== Exercise input ==

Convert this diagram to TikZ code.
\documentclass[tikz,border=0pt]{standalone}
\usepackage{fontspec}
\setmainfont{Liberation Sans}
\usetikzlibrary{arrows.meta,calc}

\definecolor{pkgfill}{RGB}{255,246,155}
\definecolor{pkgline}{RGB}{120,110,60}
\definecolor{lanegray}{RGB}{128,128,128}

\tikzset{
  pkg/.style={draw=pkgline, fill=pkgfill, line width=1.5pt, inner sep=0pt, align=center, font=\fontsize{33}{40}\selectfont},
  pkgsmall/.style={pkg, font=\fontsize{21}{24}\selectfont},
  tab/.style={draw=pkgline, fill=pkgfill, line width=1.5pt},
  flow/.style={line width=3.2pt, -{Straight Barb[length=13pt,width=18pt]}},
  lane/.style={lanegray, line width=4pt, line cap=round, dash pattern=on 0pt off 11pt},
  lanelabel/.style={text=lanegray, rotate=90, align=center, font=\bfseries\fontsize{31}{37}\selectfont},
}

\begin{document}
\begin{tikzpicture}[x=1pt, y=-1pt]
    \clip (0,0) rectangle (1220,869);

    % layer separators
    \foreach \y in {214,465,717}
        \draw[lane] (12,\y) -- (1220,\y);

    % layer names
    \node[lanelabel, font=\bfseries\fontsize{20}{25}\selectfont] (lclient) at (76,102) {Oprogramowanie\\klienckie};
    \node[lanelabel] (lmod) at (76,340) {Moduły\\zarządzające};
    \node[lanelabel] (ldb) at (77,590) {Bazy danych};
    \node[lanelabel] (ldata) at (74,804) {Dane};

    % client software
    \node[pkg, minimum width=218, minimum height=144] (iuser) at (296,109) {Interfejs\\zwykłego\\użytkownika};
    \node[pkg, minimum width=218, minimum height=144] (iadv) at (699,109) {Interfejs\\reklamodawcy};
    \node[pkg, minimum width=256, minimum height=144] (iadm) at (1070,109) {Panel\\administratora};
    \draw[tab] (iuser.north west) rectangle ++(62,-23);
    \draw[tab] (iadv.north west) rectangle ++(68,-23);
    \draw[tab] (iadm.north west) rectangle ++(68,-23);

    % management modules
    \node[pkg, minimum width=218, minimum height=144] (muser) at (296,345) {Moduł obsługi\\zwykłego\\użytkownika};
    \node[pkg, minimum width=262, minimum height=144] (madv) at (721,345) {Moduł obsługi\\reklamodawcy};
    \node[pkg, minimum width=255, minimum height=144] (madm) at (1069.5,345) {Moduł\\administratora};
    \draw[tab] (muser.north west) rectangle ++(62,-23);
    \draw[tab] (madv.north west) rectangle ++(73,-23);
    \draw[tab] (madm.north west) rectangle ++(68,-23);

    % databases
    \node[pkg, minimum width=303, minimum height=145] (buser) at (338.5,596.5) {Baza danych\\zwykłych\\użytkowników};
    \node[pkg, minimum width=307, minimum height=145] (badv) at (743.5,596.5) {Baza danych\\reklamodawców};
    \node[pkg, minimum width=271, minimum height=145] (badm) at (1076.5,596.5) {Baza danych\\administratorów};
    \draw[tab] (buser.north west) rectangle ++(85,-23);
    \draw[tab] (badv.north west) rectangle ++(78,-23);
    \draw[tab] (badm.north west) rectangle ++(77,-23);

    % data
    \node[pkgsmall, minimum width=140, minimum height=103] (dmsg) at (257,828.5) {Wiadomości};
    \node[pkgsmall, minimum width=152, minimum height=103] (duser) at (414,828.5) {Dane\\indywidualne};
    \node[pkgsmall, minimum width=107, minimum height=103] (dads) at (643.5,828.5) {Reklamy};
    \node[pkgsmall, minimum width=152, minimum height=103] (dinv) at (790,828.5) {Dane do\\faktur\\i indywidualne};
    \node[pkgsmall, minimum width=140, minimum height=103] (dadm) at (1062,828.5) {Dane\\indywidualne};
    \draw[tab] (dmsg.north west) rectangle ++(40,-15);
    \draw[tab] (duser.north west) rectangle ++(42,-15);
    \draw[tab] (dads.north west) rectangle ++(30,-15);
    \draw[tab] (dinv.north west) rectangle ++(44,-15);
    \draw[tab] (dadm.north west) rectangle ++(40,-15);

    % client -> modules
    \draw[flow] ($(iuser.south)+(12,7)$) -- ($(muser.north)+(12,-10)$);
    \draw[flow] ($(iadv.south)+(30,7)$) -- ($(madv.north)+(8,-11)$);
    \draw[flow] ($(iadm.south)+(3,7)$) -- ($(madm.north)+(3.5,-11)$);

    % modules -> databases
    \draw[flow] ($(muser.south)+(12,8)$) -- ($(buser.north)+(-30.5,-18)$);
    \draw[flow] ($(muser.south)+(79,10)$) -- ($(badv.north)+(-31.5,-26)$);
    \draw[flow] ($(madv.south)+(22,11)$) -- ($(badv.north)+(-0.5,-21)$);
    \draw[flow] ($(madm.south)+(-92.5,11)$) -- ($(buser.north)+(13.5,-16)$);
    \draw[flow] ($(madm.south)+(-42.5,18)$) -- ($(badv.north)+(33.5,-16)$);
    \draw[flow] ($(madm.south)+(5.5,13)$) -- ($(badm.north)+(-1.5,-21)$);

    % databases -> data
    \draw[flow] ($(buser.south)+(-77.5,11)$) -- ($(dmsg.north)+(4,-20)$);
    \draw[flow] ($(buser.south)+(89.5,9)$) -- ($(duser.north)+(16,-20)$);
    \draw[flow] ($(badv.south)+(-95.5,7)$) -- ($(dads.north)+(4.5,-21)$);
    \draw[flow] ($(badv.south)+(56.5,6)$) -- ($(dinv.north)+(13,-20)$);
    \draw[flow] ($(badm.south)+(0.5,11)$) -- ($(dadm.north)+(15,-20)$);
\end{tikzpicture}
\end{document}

===
== Exercise input ==

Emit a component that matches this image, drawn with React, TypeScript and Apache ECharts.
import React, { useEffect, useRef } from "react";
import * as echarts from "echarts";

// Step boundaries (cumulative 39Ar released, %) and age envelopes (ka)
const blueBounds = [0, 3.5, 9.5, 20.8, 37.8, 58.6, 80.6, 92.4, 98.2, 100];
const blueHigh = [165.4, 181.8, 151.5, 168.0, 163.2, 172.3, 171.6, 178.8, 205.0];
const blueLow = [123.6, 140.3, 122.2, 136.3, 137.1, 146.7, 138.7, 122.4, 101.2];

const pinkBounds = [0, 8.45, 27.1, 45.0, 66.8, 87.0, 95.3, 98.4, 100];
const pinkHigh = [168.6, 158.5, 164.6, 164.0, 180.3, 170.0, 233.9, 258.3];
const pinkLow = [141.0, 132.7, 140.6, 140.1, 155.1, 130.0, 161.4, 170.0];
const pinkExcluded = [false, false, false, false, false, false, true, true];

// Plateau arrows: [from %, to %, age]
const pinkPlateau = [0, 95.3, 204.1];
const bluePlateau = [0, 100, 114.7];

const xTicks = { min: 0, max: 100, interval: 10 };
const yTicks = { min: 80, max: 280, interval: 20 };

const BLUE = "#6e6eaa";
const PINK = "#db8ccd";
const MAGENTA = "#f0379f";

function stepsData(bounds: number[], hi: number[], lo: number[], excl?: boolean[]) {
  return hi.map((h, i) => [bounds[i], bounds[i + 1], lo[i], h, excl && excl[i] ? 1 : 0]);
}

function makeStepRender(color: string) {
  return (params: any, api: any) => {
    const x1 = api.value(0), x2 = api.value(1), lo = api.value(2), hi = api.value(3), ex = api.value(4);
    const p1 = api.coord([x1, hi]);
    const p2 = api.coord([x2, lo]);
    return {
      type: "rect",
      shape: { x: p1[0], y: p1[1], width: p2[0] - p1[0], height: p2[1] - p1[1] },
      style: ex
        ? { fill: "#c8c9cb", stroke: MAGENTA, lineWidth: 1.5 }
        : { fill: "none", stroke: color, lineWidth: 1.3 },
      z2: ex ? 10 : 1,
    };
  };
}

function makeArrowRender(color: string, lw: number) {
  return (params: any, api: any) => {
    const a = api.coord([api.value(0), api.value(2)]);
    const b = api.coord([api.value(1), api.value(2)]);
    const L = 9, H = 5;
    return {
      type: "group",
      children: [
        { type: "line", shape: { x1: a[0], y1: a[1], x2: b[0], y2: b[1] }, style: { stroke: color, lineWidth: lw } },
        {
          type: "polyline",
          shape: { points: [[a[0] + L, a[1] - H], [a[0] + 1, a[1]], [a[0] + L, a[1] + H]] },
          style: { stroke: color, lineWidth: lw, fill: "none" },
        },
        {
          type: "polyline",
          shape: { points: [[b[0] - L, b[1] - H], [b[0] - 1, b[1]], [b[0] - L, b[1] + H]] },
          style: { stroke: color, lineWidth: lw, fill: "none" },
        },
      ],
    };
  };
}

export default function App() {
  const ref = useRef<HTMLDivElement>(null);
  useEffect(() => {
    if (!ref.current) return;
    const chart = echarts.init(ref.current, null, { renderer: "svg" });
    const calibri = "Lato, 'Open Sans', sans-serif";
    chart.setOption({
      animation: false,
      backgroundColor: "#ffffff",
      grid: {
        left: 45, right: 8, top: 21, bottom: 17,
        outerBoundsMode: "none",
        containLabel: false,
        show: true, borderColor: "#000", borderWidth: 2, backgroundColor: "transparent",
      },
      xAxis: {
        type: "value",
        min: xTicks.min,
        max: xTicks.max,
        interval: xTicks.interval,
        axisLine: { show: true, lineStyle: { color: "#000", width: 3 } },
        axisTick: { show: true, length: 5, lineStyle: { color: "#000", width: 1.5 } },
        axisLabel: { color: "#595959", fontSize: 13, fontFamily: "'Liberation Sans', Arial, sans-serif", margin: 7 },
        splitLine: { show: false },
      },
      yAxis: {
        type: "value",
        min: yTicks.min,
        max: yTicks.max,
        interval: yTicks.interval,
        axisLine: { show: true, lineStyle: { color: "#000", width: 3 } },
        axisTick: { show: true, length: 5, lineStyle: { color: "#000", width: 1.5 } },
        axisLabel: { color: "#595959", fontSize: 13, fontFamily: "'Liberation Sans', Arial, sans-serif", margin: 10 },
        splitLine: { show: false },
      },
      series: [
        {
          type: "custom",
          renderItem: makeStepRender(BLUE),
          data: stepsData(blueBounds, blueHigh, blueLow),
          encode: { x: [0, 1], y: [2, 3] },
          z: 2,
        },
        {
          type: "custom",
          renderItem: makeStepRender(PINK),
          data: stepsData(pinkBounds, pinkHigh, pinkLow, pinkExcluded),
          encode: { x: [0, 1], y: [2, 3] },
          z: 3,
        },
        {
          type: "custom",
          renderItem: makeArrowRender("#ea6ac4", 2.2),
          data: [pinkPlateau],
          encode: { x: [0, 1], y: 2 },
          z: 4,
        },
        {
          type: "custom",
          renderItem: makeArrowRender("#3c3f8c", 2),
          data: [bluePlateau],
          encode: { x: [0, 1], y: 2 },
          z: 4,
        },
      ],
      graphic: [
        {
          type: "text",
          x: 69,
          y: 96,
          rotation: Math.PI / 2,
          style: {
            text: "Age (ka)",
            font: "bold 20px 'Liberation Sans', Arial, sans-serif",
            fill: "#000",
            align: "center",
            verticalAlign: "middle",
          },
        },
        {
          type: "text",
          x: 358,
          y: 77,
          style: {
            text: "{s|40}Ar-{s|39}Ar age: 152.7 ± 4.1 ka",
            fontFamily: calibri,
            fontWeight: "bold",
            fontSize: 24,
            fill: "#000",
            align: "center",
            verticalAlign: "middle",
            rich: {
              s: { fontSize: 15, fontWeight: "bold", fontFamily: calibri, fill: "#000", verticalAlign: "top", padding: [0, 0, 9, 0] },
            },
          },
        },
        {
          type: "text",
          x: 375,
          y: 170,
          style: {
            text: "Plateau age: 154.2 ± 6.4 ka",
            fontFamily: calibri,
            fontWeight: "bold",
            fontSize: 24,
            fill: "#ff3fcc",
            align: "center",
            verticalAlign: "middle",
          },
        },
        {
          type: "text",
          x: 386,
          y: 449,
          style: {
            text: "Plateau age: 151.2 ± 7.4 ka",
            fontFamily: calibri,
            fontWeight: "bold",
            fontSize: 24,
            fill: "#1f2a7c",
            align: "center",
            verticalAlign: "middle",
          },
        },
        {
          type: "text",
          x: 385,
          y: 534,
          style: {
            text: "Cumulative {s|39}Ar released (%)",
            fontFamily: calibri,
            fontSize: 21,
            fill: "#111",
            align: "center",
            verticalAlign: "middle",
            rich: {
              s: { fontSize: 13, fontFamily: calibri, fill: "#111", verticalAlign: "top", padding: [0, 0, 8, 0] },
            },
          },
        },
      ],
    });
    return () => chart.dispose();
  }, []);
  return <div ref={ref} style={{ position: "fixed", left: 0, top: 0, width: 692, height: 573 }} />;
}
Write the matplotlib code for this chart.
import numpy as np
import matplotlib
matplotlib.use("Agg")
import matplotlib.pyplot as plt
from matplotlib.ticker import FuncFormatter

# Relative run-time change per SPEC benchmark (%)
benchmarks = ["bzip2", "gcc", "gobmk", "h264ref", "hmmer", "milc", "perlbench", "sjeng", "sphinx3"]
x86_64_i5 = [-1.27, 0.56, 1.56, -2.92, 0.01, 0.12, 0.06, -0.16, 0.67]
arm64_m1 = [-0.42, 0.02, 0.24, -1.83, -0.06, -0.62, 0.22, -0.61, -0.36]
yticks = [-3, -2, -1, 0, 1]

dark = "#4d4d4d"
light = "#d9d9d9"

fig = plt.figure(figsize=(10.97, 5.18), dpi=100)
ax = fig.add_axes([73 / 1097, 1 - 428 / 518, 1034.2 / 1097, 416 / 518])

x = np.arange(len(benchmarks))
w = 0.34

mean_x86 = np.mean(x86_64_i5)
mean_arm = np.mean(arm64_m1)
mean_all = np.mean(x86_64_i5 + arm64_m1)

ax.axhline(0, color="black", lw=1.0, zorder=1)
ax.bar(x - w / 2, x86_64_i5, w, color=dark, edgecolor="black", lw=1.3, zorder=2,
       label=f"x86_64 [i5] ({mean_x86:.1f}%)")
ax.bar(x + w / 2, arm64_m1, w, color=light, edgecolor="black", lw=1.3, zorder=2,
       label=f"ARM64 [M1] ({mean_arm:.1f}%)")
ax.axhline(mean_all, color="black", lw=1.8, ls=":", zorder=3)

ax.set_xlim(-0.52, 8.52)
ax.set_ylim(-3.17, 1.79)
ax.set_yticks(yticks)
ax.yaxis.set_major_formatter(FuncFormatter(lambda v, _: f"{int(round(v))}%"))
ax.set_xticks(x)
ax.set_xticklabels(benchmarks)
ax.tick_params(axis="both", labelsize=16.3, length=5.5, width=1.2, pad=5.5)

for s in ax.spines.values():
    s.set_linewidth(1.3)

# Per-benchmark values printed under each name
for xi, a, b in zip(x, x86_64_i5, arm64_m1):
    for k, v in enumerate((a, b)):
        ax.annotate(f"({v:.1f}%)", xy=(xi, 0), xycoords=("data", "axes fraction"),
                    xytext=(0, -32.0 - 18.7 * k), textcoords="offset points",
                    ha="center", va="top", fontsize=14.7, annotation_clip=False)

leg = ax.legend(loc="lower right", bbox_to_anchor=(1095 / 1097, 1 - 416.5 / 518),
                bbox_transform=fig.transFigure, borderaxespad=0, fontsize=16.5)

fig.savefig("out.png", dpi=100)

===
== Exercise input ==

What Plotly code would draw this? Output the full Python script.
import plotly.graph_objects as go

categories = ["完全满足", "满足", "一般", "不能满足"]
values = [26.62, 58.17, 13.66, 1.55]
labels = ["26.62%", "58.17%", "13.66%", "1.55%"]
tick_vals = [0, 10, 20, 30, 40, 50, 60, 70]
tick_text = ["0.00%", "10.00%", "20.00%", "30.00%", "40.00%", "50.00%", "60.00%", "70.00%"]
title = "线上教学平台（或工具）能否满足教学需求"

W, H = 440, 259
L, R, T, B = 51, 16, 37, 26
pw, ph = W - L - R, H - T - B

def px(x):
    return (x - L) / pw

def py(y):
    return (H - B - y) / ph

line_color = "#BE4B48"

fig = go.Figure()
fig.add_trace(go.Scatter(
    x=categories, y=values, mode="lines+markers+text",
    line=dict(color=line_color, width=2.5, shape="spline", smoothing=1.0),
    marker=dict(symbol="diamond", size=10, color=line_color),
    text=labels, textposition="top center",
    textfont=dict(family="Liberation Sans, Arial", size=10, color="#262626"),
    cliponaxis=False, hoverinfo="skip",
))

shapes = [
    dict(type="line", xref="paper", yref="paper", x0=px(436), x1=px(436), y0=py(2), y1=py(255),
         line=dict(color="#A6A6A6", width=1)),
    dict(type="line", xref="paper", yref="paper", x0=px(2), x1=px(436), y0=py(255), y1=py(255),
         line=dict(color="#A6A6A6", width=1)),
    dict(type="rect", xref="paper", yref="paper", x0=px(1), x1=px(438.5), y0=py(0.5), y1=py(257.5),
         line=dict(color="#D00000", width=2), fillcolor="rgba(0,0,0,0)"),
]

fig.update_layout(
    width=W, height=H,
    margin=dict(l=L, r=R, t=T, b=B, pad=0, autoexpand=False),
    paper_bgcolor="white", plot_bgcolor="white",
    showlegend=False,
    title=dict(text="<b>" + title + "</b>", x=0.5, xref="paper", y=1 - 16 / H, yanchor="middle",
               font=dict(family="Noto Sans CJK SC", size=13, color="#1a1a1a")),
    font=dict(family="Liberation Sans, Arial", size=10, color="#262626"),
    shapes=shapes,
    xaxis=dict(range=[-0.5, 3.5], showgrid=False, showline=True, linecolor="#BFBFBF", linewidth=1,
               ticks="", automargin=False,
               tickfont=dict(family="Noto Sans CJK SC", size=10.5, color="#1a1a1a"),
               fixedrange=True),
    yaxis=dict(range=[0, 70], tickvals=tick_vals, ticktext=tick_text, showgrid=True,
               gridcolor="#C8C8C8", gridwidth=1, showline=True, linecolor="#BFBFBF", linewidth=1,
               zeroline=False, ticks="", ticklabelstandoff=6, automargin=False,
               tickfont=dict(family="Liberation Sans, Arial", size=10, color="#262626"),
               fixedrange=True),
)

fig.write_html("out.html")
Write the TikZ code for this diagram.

===

Starting at the line that contains "What Plotly code" and ending at the line that contains "return (H - B - y) / ph", retype each line exactly; omit everything outside that range.

What Plotly code would draw this? Output the full Python script.
import plotly.graph_objects as go

categories = ["完全满足", "满足", "一般", "不能满足"]
values = [26.62, 58.17, 13.66, 1.55]
labels = ["26.62%", "58.17%", "13.66%", "1.55%"]
tick_vals = [0, 10, 20, 30, 40, 50, 60, 70]
tick_text = ["0.00%", "10.00%", "20.00%", "30.00%", "40.00%", "50.00%", "60.00%", "70.00%"]
title = "线上教学平台（或工具）能否满足教学需求"

W, H = 440, 259
L, R, T, B = 51, 16, 37, 26
pw, ph = W - L - R, H - T - B

def px(x):
    return (x - L) / pw

def py(y):
    return (H - B - y) / ph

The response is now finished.